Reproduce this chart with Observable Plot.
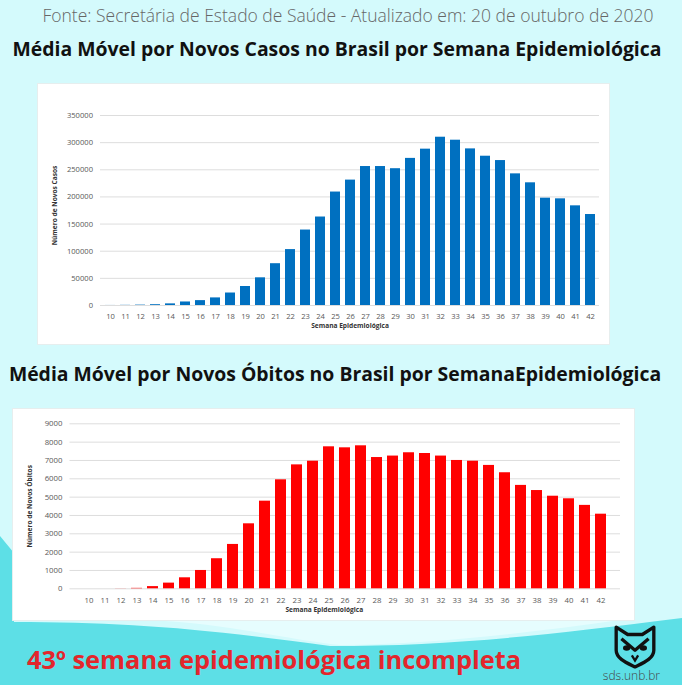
<!DOCTYPE html>
<html>
<head>
<meta charset="utf-8">
<script src="https://cdn.jsdelivr.net/npm/d3@7"></script>
<script src="https://cdn.jsdelivr.net/npm/@observablehq/plot@0.6"></script>
<style>
  html, body { margin: 0; padding: 0; }
  body { width: 682px; height: 685px; position: relative; overflow: hidden; background: #d4fafc; font-family: "Open Sans", sans-serif; }
  .abs { position: absolute; white-space: nowrap; }
  .panel { position: absolute; background: #ffffff; box-shadow: 0 0 0 1px #e6eeee; }
</style>
</head>
<body>
<script>
// ---- data ----
const semanas = [10, 11, 12, 13, 14, 15, 16, 17, 18, 19, 20, 21, 22, 23, 24, 25, 26, 27, 28, 29, 30, 31, 32, 33, 34, 35, 36, 37, 38, 39, 40, 41, 42];
const novosCasos = [100, 300, 700, 1500, 3000, 6500, 9000, 14000, 23000, 35000, 51000, 77000, 103000, 139000, 163000, 209000, 231000, 256000, 256000, 252000, 271000, 288000, 310000, 304500, 288500, 275000, 267000, 242500, 226000, 197700, 196500, 183600, 167600];
const novosObitos = [0, 0, 5, 25, 120, 310, 600, 1000, 1640, 2420, 3545, 4780, 5945, 6760, 6960, 7745, 7690, 7800, 7160, 7240, 7420, 7380, 7240, 7000, 6960, 6730, 6330, 5640, 5360, 5050, 4910, 4550, 4070];
const ticksCasos = [0, 50000, 100000, 150000, 200000, 250000, 300000, 350000];
const ticksObitos = [0, 1000, 2000, 3000, 4000, 5000, 6000, 7000, 8000, 9000];

const fonte = "Fonte: Secretária de Estado de Saúde - Atualizado em: 20 de outubro de 2020";
const titulo1 = "Média Móvel por Novos Casos no Brasil por Semana Epidemiológica";
const titulo2 = "Média Móvel por Novos Óbitos no Brasil por SemanaEpidemiológica";
const rotuloX = "Semana Epidemiológica";
const rotuloY1 = "Número de Novos Casos";
const rotuloY2 = "Número de Novos Óbitos";
const aviso = "43º semana epidemiológica incompleta";
const site = "sds.unb.br";

const rowsCasos = semanas.map((s, i) => ({semana: s, valor: novosCasos[i]}));
const rowsObitos = semanas.map((s, i) => ({semana: s, valor: novosObitos[i]}));

// ---- decorative background ----
const NS = "http://www.w3.org/2000/svg";
const bg = document.createElementNS(NS, "svg");
bg.setAttribute("width", 682); bg.setAttribute("height", 685);
bg.style.position = "absolute"; bg.style.left = "0"; bg.style.top = "0";
bg.innerHTML = `
  <path d="M0,536 L14,553 L14,622 C120,622 200,628 330,646 C450,646 540,636 682,618 L682,685 L0,685 Z" fill="#5ddfe6"/>
  <path d="M150,620 C230,624 290,640 340,645 C430,644 520,634 620,620 Z" fill="#e6fdfe"/>
`;
document.body.appendChild(bg);

function addText(txt, css) {
  const d = document.createElement("div");
  d.className = "abs";
  d.textContent = txt;
  Object.assign(d.style, css);
  document.body.appendChild(d);
  return d;
}

// Top texts
addText(fonte, {left: (348 - 400) + "px", top: "6.5px", width: "800px", textAlign: "center", lineHeight: "1", fontSize: "17.5px", fontWeight: "300", color: "#666"});
addText(titulo1, {left: (337 - 400) + "px", top: "38.8px", width: "800px", textAlign: "center", lineHeight: "1", fontSize: "19.4px", fontWeight: "700", color: "#111"});
addText(titulo2, {left: (335 - 400) + "px", top: "363.8px", width: "800px", textAlign: "center", lineHeight: "1", fontSize: "19.4px", fontWeight: "700", color: "#111"});
addText(aviso, {left: "27px", top: "647.4px", lineHeight: "1", fontSize: "25.4px", fontWeight: "700", color: "#e3262c"});
addText(site, {left: "560px", top: "670px", width: "100px", textAlign: "right", lineHeight: "1", fontSize: "12px", fontWeight: "300", color: "#444"});

// owl logo
const owl = document.createElementNS(NS, "svg");
owl.setAttribute("width", 46); owl.setAttribute("height", 46);
owl.setAttribute("viewBox", "0 0 44 44");
owl.style.position = "absolute"; owl.style.left = "612px"; owl.style.top = "623px";
owl.innerHTML = `
  <path d="M4,4 L15,11 L29,11 L40,4 L40,26 C40,34 30,38 22,42 C14,38 4,34 4,26 Z" fill="none" stroke="#111" stroke-width="3.2" stroke-linejoin="round"/>
  <path d="M9,15 L22,26 L35,15" fill="none" stroke="#111" stroke-width="3.2" stroke-linejoin="round"/>
  <ellipse cx="14" cy="24" rx="3.5" ry="2.6" fill="#111"/>
  <ellipse cx="30" cy="24" rx="3.5" ry="2.6" fill="#111"/>
  <path d="M19,31 L22,36 L25,31" fill="none" stroke="#111" stroke-width="2.2"/>
`;
document.body.appendChild(owl);

function panel(left, top, w, h) {
  const p = document.createElement("div");
  p.className = "panel";
  Object.assign(p.style, {left: left + "px", top: top + "px", width: w + "px", height: h + "px"});
  document.body.appendChild(p);
  return p;
}

// ---- chart 1 ----
const p1 = panel(38, 84, 571, 260);
const chart1 = Plot.plot({
  width: 571, height: 260,
  marginLeft: 62, marginRight: 10, marginTop: 31, marginBottom: 39,
  style: {fontFamily: "Open Sans", fontSize: "7.6px", color: "#595959", background: "transparent", overflow: "visible"},
  x: {type: "band", domain: semanas, paddingInner: 0.34, paddingOuter: 0.17, tickSize: 0, tickPadding: 8.3, label: null},
  y: {domain: [0, 350000], ticks: ticksCasos, tickSize: 0, tickPadding: 7.5, tickFormat: d3.format("d"), label: null},
  marks: [
    Plot.ruleY(ticksCasos, {stroke: "#d9d9d9", strokeWidth: 0.9}),
    Plot.barY(rowsCasos, {x: "semana", y: "valor", fill: "#0070c0"}),
    Plot.text([rotuloX], {frameAnchor: "bottom", dy: 22, fontWeight: "bold", fontSize: 6.6, fill: "#333"}),
    Plot.text([rotuloY1], {frameAnchor: "left", textAnchor: "middle", rotate: -90, dx: -46, dy: -5, fontWeight: "bold", fontSize: 6.6, fill: "#333"})
  ]
});
p1.appendChild(chart1);

// ---- chart 2 ----
const p2 = panel(13, 409, 621, 211);
const chart2 = Plot.plot({
  width: 621, height: 211,
  marginLeft: 56.5, marginRight: 14, marginTop: 14.3, marginBottom: 31.7,
  style: {fontFamily: "Open Sans", fontSize: "7.8px", color: "#595959", background: "transparent", overflow: "visible"},
  x: {type: "band", domain: semanas, paddingInner: 0.32, paddingOuter: 0.16, tickSize: 0, tickPadding: 9, label: null},
  y: {domain: [0, 9000], ticks: ticksObitos, tickSize: 0, tickPadding: 7.5, tickFormat: d3.format("d"), label: null},
  marks: [
    Plot.ruleY(ticksObitos, {stroke: "#d9d9d9", strokeWidth: 0.9}),
    Plot.barY(rowsObitos, {x: "semana", y: "valor", fill: "#ff0000"}),
    Plot.text([rotuloX], {frameAnchor: "bottom", dx: -21, dy: 22.7, fontWeight: "bold", fontSize: 6.6, fill: "#333"}),
    Plot.text([rotuloY2], {frameAnchor: "left", textAnchor: "middle", rotate: -90, dx: -40.5, fontWeight: "bold", fontSize: 6.6, fill: "#333"})
  ]
});
p2.appendChild(chart2);
</script>
</body>
</html>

----

§ EXERCISE GOAL
Your task is to repeat the material above exactly, without its pictures.

§ RESULT OF THIS EXERCISE
Reproduce this chart with Observable Plot.
<!DOCTYPE html>
<html>
<head>
<meta charset="utf-8">
<script src="https://cdn.jsdelivr.net/npm/d3@7"></script>
<script src="https://cdn.jsdelivr.net/npm/@observablehq/plot@0.6"></script>
<style>
  html, body { margin: 0; padding: 0; }
  body { width: 682px; height: 685px; position: relative; overflow: hidden; background: #d4fafc; font-family: "Open Sans", sans-serif; }
  .abs { position: absolute; white-space: nowrap; }
  .panel { position: absolute; background: #ffffff; box-shadow: 0 0 0 1px #e6eeee; }
</style>
</head>
<body>
<script>
// ---- data ----
const semanas = [10, 11, 12, 13, 14, 15, 16, 17, 18, 19, 20, 21, 22, 23, 24, 25, 26, 27, 28, 29, 30, 31, 32, 33, 34, 35, 36, 37, 38, 39, 40, 41, 42];
const novosCasos = [100, 300, 700, 1500, 3000, 6500, 9000, 14000, 23000, 35000, 51000, 77000, 103000, 139000, 163000, 209000, 231000, 256000, 256000, 252000, 271000, 288000, 310000, 304500, 288500, 275000, 267000, 242500, 226000, 197700, 196500, 183600, 167600];
const novosObitos = [0, 0, 5, 25, 120, 310, 600, 1000, 1640, 2420, 3545, 4780, 5945, 6760, 6960, 7745, 7690, 7800, 7160, 7240, 7420, 7380, 7240, 7000, 6960, 6730, 6330, 5640, 5360, 5050, 4910, 4550, 4070];
const ticksCasos = [0, 50000, 100000, 150000, 200000, 250000, 300000, 350000];
const ticksObitos = [0, 1000, 2000, 3000, 4000, 5000, 6000, 7000, 8000, 9000];

const fonte = "Fonte: Secretária de Estado de Saúde - Atualizado em: 20 de outubro de 2020";
const titulo1 = "Média Móvel por Novos Casos no Brasil por Semana Epidemiológica";
const titulo2 = "Média Móvel por Novos Óbitos no Brasil por SemanaEpidemiológica";
const rotuloX = "Semana Epidemiológica";
const rotuloY1 = "Número de Novos Casos";
const rotuloY2 = "Número de Novos Óbitos";
const aviso = "43º semana epidemiológica incompleta";
const site = "sds.unb.br";

const rowsCasos = semanas.map((s, i) => ({semana: s, valor: novosCasos[i]}));
const rowsObitos = semanas.map((s, i) => ({semana: s, valor: novosObitos[i]}));

// ---- decorative background ----
const NS = "http://www.w3.org/2000/svg";
const bg = document.createElementNS(NS, "svg");
bg.setAttribute("width", 682); bg.setAttribute("height", 685);
bg.style.position = "absolute"; bg.style.left = "0"; bg.style.top = "0";
bg.innerHTML = `
  <path d="M0,536 L14,553 L14,622 C120,622 200,628 330,646 C450,646 540,636 682,618 L682,685 L0,685 Z" fill="#5ddfe6"/>
  <path d="M150,620 C230,624 290,640 340,645 C430,644 520,634 620,620 Z" fill="#e6fdfe"/>
`;
document.body.appendChild(bg);

function addText(txt, css) {
  const d = document.createElement("div");
  d.className = "abs";
  d.textContent = txt;
  Object.assign(d.style, css);
  document.body.appendChild(d);
  return d;
}

// Top texts
addText(fonte, {left: (348 - 400) + "px", top: "6.5px", width: "800px", textAlign: "center", lineHeight: "1", fontSize: "17.5px", fontWeight: "300", color: "#666"});
addText(titulo1, {left: (337 - 400) + "px", top: "38.8px", width: "800px", textAlign: "center", lineHeight: "1", fontSize: "19.4px", fontWeight: "700", color: "#111"});
addText(titulo2, {left: (335 - 400) + "px", top: "363.8px", width: "800px", textAlign: "center", lineHeight: "1", fontSize: "19.4px", fontWeight: "700", color: "#111"});
addText(aviso, {left: "27px", top: "647.4px", lineHeight: "1", fontSize: "25.4px", fontWeight: "700", color: "#e3262c"});
addText(site, {left: "560px", top: "670px", width: "100px", textAlign: "right", lineHeight: "1", fontSize: "12px", fontWeight: "300", color: "#444"});

// owl logo
const owl = document.createElementNS(NS, "svg");
owl.setAttribute("width", 46); owl.setAttribute("height", 46);
owl.setAttribute("viewBox", "0 0 44 44");
owl.style.position = "absolute"; owl.style.left = "612px"; owl.style.top = "623px";
owl.innerHTML = `
  <path d="M4,4 L15,11 L29,11 L40,4 L40,26 C40,34 30,38 22,42 C14,38 4,34 4,26 Z" fill="none" stroke="#111" stroke-width="3.2" stroke-linejoin="round"/>
  <path d="M9,15 L22,26 L35,15" fill="none" stroke="#111" stroke-width="3.2" stroke-linejoin="round"/>
  <ellipse cx="14" cy="24" rx="3.5" ry="2.6" fill="#111"/>
  <ellipse cx="30" cy="24" rx="3.5" ry="2.6" fill="#111"/>
  <path d="M19,31 L22,36 L25,31" fill="none" stroke="#111" stroke-width="2.2"/>
`;
document.body.appendChild(owl);

function panel(left, top, w, h) {
  const p = document.createElement("div");
  p.className = "panel";
  Object.assign(p.style, {left: left + "px", top: top + "px", width: w + "px", height: h + "px"});
  document.body.appendChild(p);
  return p;
}

// ---- chart 1 ----
const p1 = panel(38, 84, 571, 260);
const chart1 = Plot.plot({
  width: 571, height: 260,
  marginLeft: 62, marginRight: 10, marginTop: 31, marginBottom: 39,
  style: {fontFamily: "Open Sans", fontSize: "7.6px", color: "#595959", background: "transparent", overflow: "visible"},
  x: {type: "band", domain: semanas, paddingInner: 0.34, paddingOuter: 0.17, tickSize: 0, tickPadding: 8.3, label: null},
  y: {domain: [0, 350000], ticks: ticksCasos, tickSize: 0, tickPadding: 7.5, tickFormat: d3.format("d"), label: null},
  marks: [
    Plot.ruleY(ticksCasos, {stroke: "#d9d9d9", strokeWidth: 0.9}),
    Plot.barY(rowsCasos, {x: "semana", y: "valor", fill: "#0070c0"}),
    Plot.text([rotuloX], {frameAnchor: "bottom", dy: 22, fontWeight: "bold", fontSize: 6.6, fill: "#333"}),
    Plot.text([rotuloY1], {frameAnchor: "left", textAnchor: "middle", rotate: -90, dx: -46, dy: -5, fontWeight: "bold", fontSize: 6.6, fill: "#333"})
  ]
});
p1.appendChild(chart1);

// ---- chart 2 ----
const p2 = panel(13, 409, 621, 211);
const chart2 = Plot.plot({
  width: 621, height: 211,
  marginLeft: 56.5, marginRight: 14, marginTop: 14.3, marginBottom: 31.7,
  style: {fontFamily: "Open Sans", fontSize: "7.8px", color: "#595959", background: "transparent", overflow: "visible"},
  x: {type: "band", domain: semanas, paddingInner: 0.32, paddingOuter: 0.16, tickSize: 0, tickPadding: 9, label: null},
  y: {domain: [0, 9000], ticks: ticksObitos, tickSize: 0, tickPadding: 7.5, tickFormat: d3.format("d"), label: null},
  marks: [
    Plot.ruleY(ticksObitos, {stroke: "#d9d9d9", strokeWidth: 0.9}),
    Plot.barY(rowsObitos, {x: "semana", y: "valor", fill: "#ff0000"}),
    Plot.text([rotuloX], {frameAnchor: "bottom", dx: -21, dy: 22.7, fontWeight: "bold", fontSize: 6.6, fill: "#333"}),
    Plot.text([rotuloY2], {frameAnchor: "left", textAnchor: "middle", rotate: -90, dx: -40.5, fontWeight: "bold", fontSize: 6.6, fill: "#333"})
  ]
});
p2.appendChild(chart2);
</script>
</body>
</html>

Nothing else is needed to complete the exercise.